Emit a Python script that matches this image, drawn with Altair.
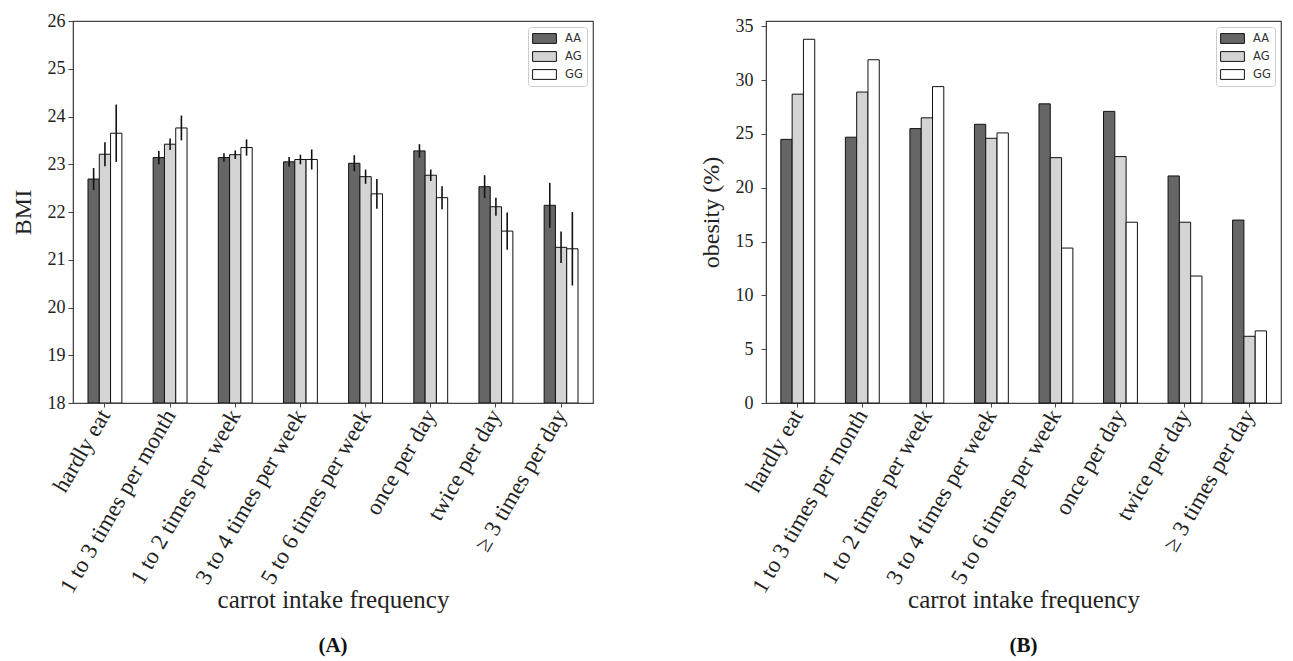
import altair as alt
import pandas as pd

categories = ["hardly eat", "1 to 3 times per month", "1 to 2 times per week",
              "3 to 4 times per week", "5 to 6 times per week", "once per day",
              "twice per day", "\u2265 3 times per day"]
genotypes = ["AA", "AG", "GG"]
geno_colors = ["#666666", "#d4d4d4", "#ffffff"]

bmi_AA = [22.69, 23.14, 23.14, 23.05, 23.02, 23.28, 22.53, 22.14]
bmi_AG = [23.21, 23.42, 23.20, 23.10, 22.74, 22.77, 22.11, 21.26]
bmi_GG = [23.65, 23.76, 23.35, 23.10, 22.38, 22.30, 21.60, 21.23]
err_AA = [0.23, 0.14, 0.09, 0.10, 0.17, 0.14, 0.24, 0.47]
err_AG = [0.25, 0.12, 0.09, 0.10, 0.15, 0.12, 0.19, 0.33]
err_GG = [0.60, 0.26, 0.17, 0.21, 0.31, 0.24, 0.39, 0.77]

ob_AA = [24.5, 24.7, 25.5, 25.9, 27.8, 27.1, 21.1, 17.0]
ob_AG = [28.7, 28.9, 26.5, 24.6, 22.8, 22.9, 16.8, 6.2]
ob_GG = [33.8, 31.9, 29.4, 25.1, 14.4, 16.8, 11.8, 6.7]

rows_bmi = []
rows_ob = []
for i, c in enumerate(categories):
    for g, v, e, o in zip(genotypes, [bmi_AA, bmi_AG, bmi_GG], [err_AA, err_AG, err_GG],
                          [ob_AA, ob_AG, ob_GG]):
        rows_bmi.append(dict(cat=c, geno=g, val=v[i], lo=v[i] - e[i], hi=v[i] + e[i]))
        rows_ob.append(dict(cat=c, geno=g, val=o[i]))
df_bmi = pd.DataFrame(rows_bmi)
df_ob = pd.DataFrame(rows_ob)

SERIF = "Liberation Serif"
SANS = "DejaVu Sans"


def x_enc():
    return alt.X("cat:N", sort=categories,
                 scale=alt.Scale(paddingInner=0.48, paddingOuter=0.23),
                 axis=alt.Axis(title="carrot intake frequency", labelAngle=300,
                               labelAlign="right", labelBaseline="middle",
                               labelFontSize=23, labelFont=SERIF, labelLimit=400,
                               titleFontSize=25, titleFont=SERIF, titleFontWeight="normal",
                               titlePadding=-9, tickSize=4, labelPadding=4))


def xoff_enc():
    return alt.XOffset("geno:N", sort=genotypes,
                       scale=alt.Scale(paddingInner=0, paddingOuter=0))


def color_enc():
    return alt.Color("geno:N", sort=genotypes,
                     scale=alt.Scale(domain=genotypes, range=geno_colors),
                     legend=alt.Legend(title=None, orient="top-right", offset=6, padding=4,
                                       strokeColor="#cccccc", cornerRadius=3, fillColor="white",
                                       symbolType="M-1.7,-0.7H1.7V0.7H-1.7Z", symbolSize=196,
                                       symbolStrokeColor="#111111", symbolStrokeWidth=1,
                                       symbolOffset=5, labelOffset=13, labelFont=SANS,
                                       labelFontSize=11.5, labelColor="#333333", rowPadding=3))


def panel_title(t):
    return alt.TitleParams(t, orient="bottom", anchor="middle", font=SERIF, fontSize=21,
                           fontWeight="bold", color="#111111", offset=22)


bars_a = alt.Chart(df_bmi).mark_bar(stroke="#111111", strokeWidth=1, clip=True).encode(
    x=x_enc(), xOffset=xoff_enc(),
    y=alt.Y("val:Q", scale=alt.Scale(domain=[18, 26], zero=False, nice=False),
            axis=alt.Axis(title="BMI", values=list(range(18, 27)), tickSize=5, labelPadding=3,
                          labelFontSize=18, labelFont=SERIF, titleFontSize=24, titleFont=SERIF,
                          titleFontWeight="normal", titlePadding=12)),
    y2=alt.datum(18),
    color=color_enc(),
)
err_a = alt.Chart(df_bmi).mark_rule(color="#111111", strokeWidth=1.6).encode(
    x=x_enc(), xOffset=xoff_enc(), y="lo:Q", y2="hi:Q")
left = alt.layer(bars_a, err_a).properties(width=520, height=382, title=panel_title("(A)"))

bars_b = alt.Chart(df_ob).mark_bar(stroke="#111111", strokeWidth=1).encode(
    x=x_enc(), xOffset=xoff_enc(),
    y=alt.Y("val:Q", scale=alt.Scale(domain=[0, 35.5], nice=False),
            axis=alt.Axis(title="obesity (%)", values=list(range(0, 36, 5)), tickSize=5,
                          labelPadding=8, labelFontSize=18, labelFont=SERIF, titleFontSize=24,
                          titleFont=SERIF, titleFontWeight="normal", titlePadding=12)),
    color=color_enc(),
)
right = bars_b.properties(width=515, height=382, title=panel_title("(B)"))

chart = alt.hconcat(left, right, spacing=104).resolve_scale(
    color="independent", x="independent", y="independent"
).resolve_legend(color="independent").properties(
    padding={"left": 2, "top": 3, "right": 0, "bottom": 0}
).configure_view(stroke="#444444", strokeWidth=1.2).configure_axis(
    grid=False, domainColor="#444444", tickColor="#444444", labelColor="#222222",
    titleColor="#222222"
)

chart.save("out.html", embed_options={"renderer": "svg", "actions": False})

§ Task to complete
Copy out the data above exactly, except the pictures.

§ Output
Emit a Python script that matches this image, drawn with Altair.
import altair as alt
import pandas as pd

categories = ["hardly eat", "1 to 3 times per month", "1 to 2 times per week",
              "3 to 4 times per week", "5 to 6 times per week", "once per day",
              "twice per day", "\u2265 3 times per day"]
genotypes = ["AA", "AG", "GG"]
geno_colors = ["#666666", "#d4d4d4", "#ffffff"]

bmi_AA = [22.69, 23.14, 23.14, 23.05, 23.02, 23.28, 22.53, 22.14]
bmi_AG = [23.21, 23.42, 23.20, 23.10, 22.74, 22.77, 22.11, 21.26]
bmi_GG = [23.65, 23.76, 23.35, 23.10, 22.38, 22.30, 21.60, 21.23]
err_AA = [0.23, 0.14, 0.09, 0.10, 0.17, 0.14, 0.24, 0.47]
err_AG = [0.25, 0.12, 0.09, 0.10, 0.15, 0.12, 0.19, 0.33]
err_GG = [0.60, 0.26, 0.17, 0.21, 0.31, 0.24, 0.39, 0.77]

ob_AA = [24.5, 24.7, 25.5, 25.9, 27.8, 27.1, 21.1, 17.0]
ob_AG = [28.7, 28.9, 26.5, 24.6, 22.8, 22.9, 16.8, 6.2]
ob_GG = [33.8, 31.9, 29.4, 25.1, 14.4, 16.8, 11.8, 6.7]

rows_bmi = []
rows_ob = []
for i, c in enumerate(categories):
    for g, v, e, o in zip(genotypes, [bmi_AA, bmi_AG, bmi_GG], [err_AA, err_AG, err_GG],
                          [ob_AA, ob_AG, ob_GG]):
        rows_bmi.append(dict(cat=c, geno=g, val=v[i], lo=v[i] - e[i], hi=v[i] + e[i]))
        rows_ob.append(dict(cat=c, geno=g, val=o[i]))
df_bmi = pd.DataFrame(rows_bmi)
df_ob = pd.DataFrame(rows_ob)

SERIF = "Liberation Serif"
SANS = "DejaVu Sans"


def x_enc():
    return alt.X("cat:N", sort=categories,
                 scale=alt.Scale(paddingInner=0.48, paddingOuter=0.23),
                 axis=alt.Axis(title="carrot intake frequency", labelAngle=300,
                               labelAlign="right", labelBaseline="middle",
                               labelFontSize=23, labelFont=SERIF, labelLimit=400,
                               titleFontSize=25, titleFont=SERIF, titleFontWeight="normal",
                               titlePadding=-9, tickSize=4, labelPadding=4))


def xoff_enc():
    return alt.XOffset("geno:N", sort=genotypes,
                       scale=alt.Scale(paddingInner=0, paddingOuter=0))


def color_enc():
    return alt.Color("geno:N", sort=genotypes,
                     scale=alt.Scale(domain=genotypes, range=geno_colors),
                     legend=alt.Legend(title=None, orient="top-right", offset=6, padding=4,
                                       strokeColor="#cccccc", cornerRadius=3, fillColor="white",
                                       symbolType="M-1.7,-0.7H1.7V0.7H-1.7Z", symbolSize=196,
                                       symbolStrokeColor="#111111", symbolStrokeWidth=1,
                                       symbolOffset=5, labelOffset=13, labelFont=SANS,
                                       labelFontSize=11.5, labelColor="#333333", rowPadding=3))


def panel_title(t):
    return alt.TitleParams(t, orient="bottom", anchor="middle", font=SERIF, fontSize=21,
                           fontWeight="bold", color="#111111", offset=22)


bars_a = alt.Chart(df_bmi).mark_bar(stroke="#111111", strokeWidth=1, clip=True).encode(
    x=x_enc(), xOffset=xoff_enc(),
    y=alt.Y("val:Q", scale=alt.Scale(domain=[18, 26], zero=False, nice=False),
            axis=alt.Axis(title="BMI", values=list(range(18, 27)), tickSize=5, labelPadding=3,
                          labelFontSize=18, labelFont=SERIF, titleFontSize=24, titleFont=SERIF,
                          titleFontWeight="normal", titlePadding=12)),
    y2=alt.datum(18),
    color=color_enc(),
)
err_a = alt.Chart(df_bmi).mark_rule(color="#111111", strokeWidth=1.6).encode(
    x=x_enc(), xOffset=xoff_enc(), y="lo:Q", y2="hi:Q")
left = alt.layer(bars_a, err_a).properties(width=520, height=382, title=panel_title("(A)"))

bars_b = alt.Chart(df_ob).mark_bar(stroke="#111111", strokeWidth=1).encode(
    x=x_enc(), xOffset=xoff_enc(),
    y=alt.Y("val:Q", scale=alt.Scale(domain=[0, 35.5], nice=False),
            axis=alt.Axis(title="obesity (%)", values=list(range(0, 36, 5)), tickSize=5,
                          labelPadding=8, labelFontSize=18, labelFont=SERIF, titleFontSize=24,
                          titleFont=SERIF, titleFontWeight="normal", titlePadding=12)),
    color=color_enc(),
)
right = bars_b.properties(width=515, height=382, title=panel_title("(B)"))

chart = alt.hconcat(left, right, spacing=104).resolve_scale(
    color="independent", x="independent", y="independent"
).resolve_legend(color="independent").properties(
    padding={"left": 2, "top": 3, "right": 0, "bottom": 0}
).configure_view(stroke="#444444", strokeWidth=1.2).configure_axis(
    grid=False, domainColor="#444444", tickColor="#444444", labelColor="#222222",
    titleColor="#222222"
)

chart.save("out.html", embed_options={"renderer": "svg", "actions": False})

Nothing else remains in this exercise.